A flaw in the ice-class calculation methodology used under FuelEU Maritime has left compliant shipping operators facing potential penalties running into tens of millions of euros. The error was embedded in the European Maritime Safety Agency (EMSA)'s Thetis compliance system and widely adopted by third-party verifiers.
The error affected how energy consumption — and therefore emissions intensity — is calculated for ice-class vessels. The wrong formula produced 'paper non-compliance' that diverged from the ships' real-world performance. Operators saw compliance in their own reporting systems while Thetis output flagged them as non-compliant.
The FuelEU Maritime regime has been in force since 2025, requiring vessels in EU waters to gradually reduce average annual energy intensity. With penalties tied to a high rate per tonne of CO2 equivalent, the operational impact is material.
Industry representatives say EMSA must, having acknowledged the flaw and corrected the methodology, set out how retroactive revisions will be handled. Verification firms may need to reprocess data for the 2025 reporting year.
The episode is an important warning about how software and methodology errors in complex climate regulation can produce direct financial exposure for individual operators.
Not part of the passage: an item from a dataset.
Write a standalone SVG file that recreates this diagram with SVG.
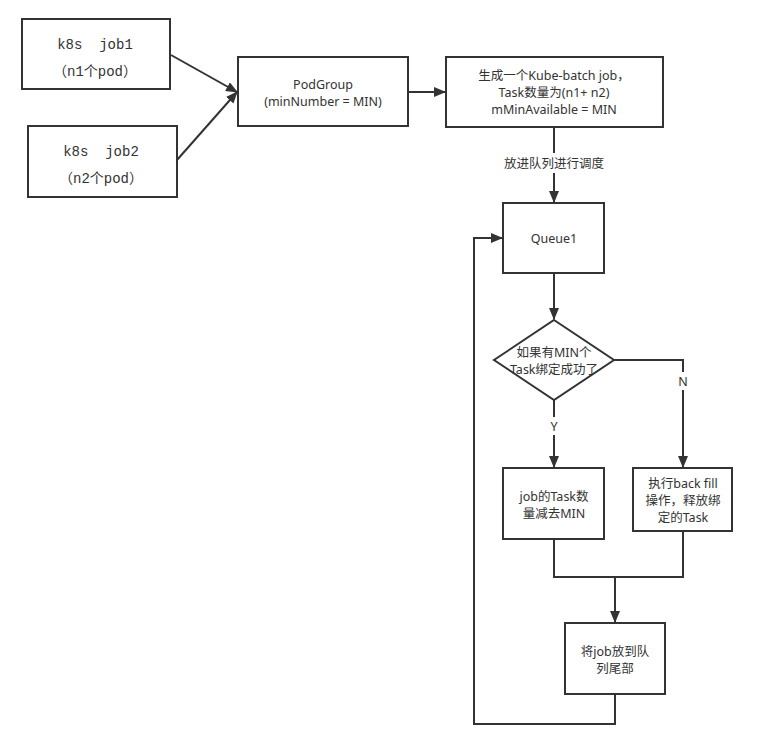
<svg xmlns="http://www.w3.org/2000/svg" width="776" height="745" viewBox="0 0 776 745">
<style>
.box{fill:#fff;stroke:#333;stroke-width:2}
.ln{fill:none;stroke:#333;stroke-width:2}
text{font-family:"Noto Sans","Noto Sans CJK SC","Microsoft YaHei",sans-serif;font-size:12.5px;fill:#333;text-anchor:middle;dominant-baseline:central}
.mono{font-family:"Liberation Mono","Noto Sans CJK SC",monospace;font-size:14px;white-space:pre}
</style>
<defs>
<marker id="ah" markerUnits="userSpaceOnUse" markerWidth="12" markerHeight="10" refX="11" refY="5" orient="auto">
<path d="M0,0 L12,5 L0,10 Z" fill="#333"/>
</marker>
</defs>
<rect width="776" height="745" fill="#fff"/>
<g id="connectors">
<line class="ln" x1="171" y1="55" x2="237" y2="92" marker-end="url(#ah)"/>
<line class="ln" x1="177" y1="160" x2="237" y2="92" marker-end="url(#ah)"/>
<line class="ln" x1="408" y1="92" x2="445" y2="92" marker-end="url(#ah)"/>
<line class="ln" x1="554" y1="127" x2="554" y2="202" marker-end="url(#ah)"/>
<rect x="498" y="153" width="112" height="20" fill="#fff"/>
<text x="554" y="163">放进队列进行调度</text>
<line class="ln" x1="554" y1="273" x2="554" y2="319" marker-end="url(#ah)"/>
<polyline class="ln" points="614,360 683,360 683,467" marker-end="url(#ah)"/>
<rect x="675" y="372" width="16" height="18" fill="#fff"/>
<text x="683" y="381">N</text>
<line class="ln" x1="554" y1="400" x2="554" y2="467" marker-end="url(#ah)"/>
<rect x="546" y="417" width="16" height="18" fill="#fff"/>
<text x="554" y="426">Y</text>
<polyline class="ln" points="554,539 554,577 683,577 683,531"/>
<line class="ln" x1="615" y1="577" x2="615" y2="622" marker-end="url(#ah)"/>
<polyline class="ln" points="615,694 615,724 474,724 474,238 502,238" marker-end="url(#ah)"/>
</g>
<g id="job1">
<rect class="box" x="22" y="19" width="148" height="70"/>
<text class="mono" x="95" y="45" xml:space="preserve">k8s  job1</text>
<text class="mono" x="95" y="72">（n1个pod）</text>
</g>
<g id="job2">
<rect class="box" x="28" y="126" width="149" height="71"/>
<text class="mono" x="101" y="152" xml:space="preserve">k8s  job2</text>
<text class="mono" x="101" y="179">（n2个pod）</text>
</g>
<g id="podgroup">
<rect class="box" x="238" y="57" width="170" height="69"/>
<text x="323" y="84">PodGroup</text>
<text x="323" y="101">(minNumber = MIN)</text>
</g>
<g id="kubebatch">
<rect class="box" x="446" y="57" width="217" height="70"/>
<text x="554" y="75">生成一个Kube-batch job，</text>
<text x="554" y="92">Task数量为(n1+ n2)</text>
<text x="554" y="109">mMinAvailable = MIN</text>
</g>
<g id="queue1">
<rect class="box" x="503" y="203" width="101" height="70"/>
<text x="554" y="238">Queue1</text>
</g>
<g id="decision">
<polygon class="box" points="554,320 614,360 554,400 494,360"/>
<text x="554" y="352">如果有MIN个</text>
<text x="554" y="369">Task绑定成功了</text>
</g>
<g id="reduce">
<rect class="box" x="503" y="468" width="101" height="71"/>
<text x="554" y="496">job的Task数</text>
<text x="554" y="513">量减去MIN</text>
</g>
<g id="backfill">
<rect class="box" x="633" y="468" width="99" height="63"/>
<text x="683" y="483">执行back fill</text>
<text x="683" y="500">操作，释放绑</text>
<text x="683" y="517">定的Task</text>
</g>
<g id="requeue">
<rect class="box" x="565" y="623" width="100" height="71"/>
<text x="615" y="651">将job放到队</text>
<text x="615" y="668">列尾部</text>
</g>
</svg>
The industry is amplifying calls for auditable calculation infrastructure and independent verification mechanisms.
Key Takeaways:
1. An ice-class calculation flaw was identified in EMSA's Thetis system.
2. The error showed compliant vessels as non-compliant, creating millions in penalty exposure.
3. FuelEU Maritime has been in force since 2025 with high per-tonne CO2e penalty rates.
4. Verifiers may need to reprocess 2025 reporting-year data.
5. The episode strengthens calls for auditable calculation infrastructure and independent verification.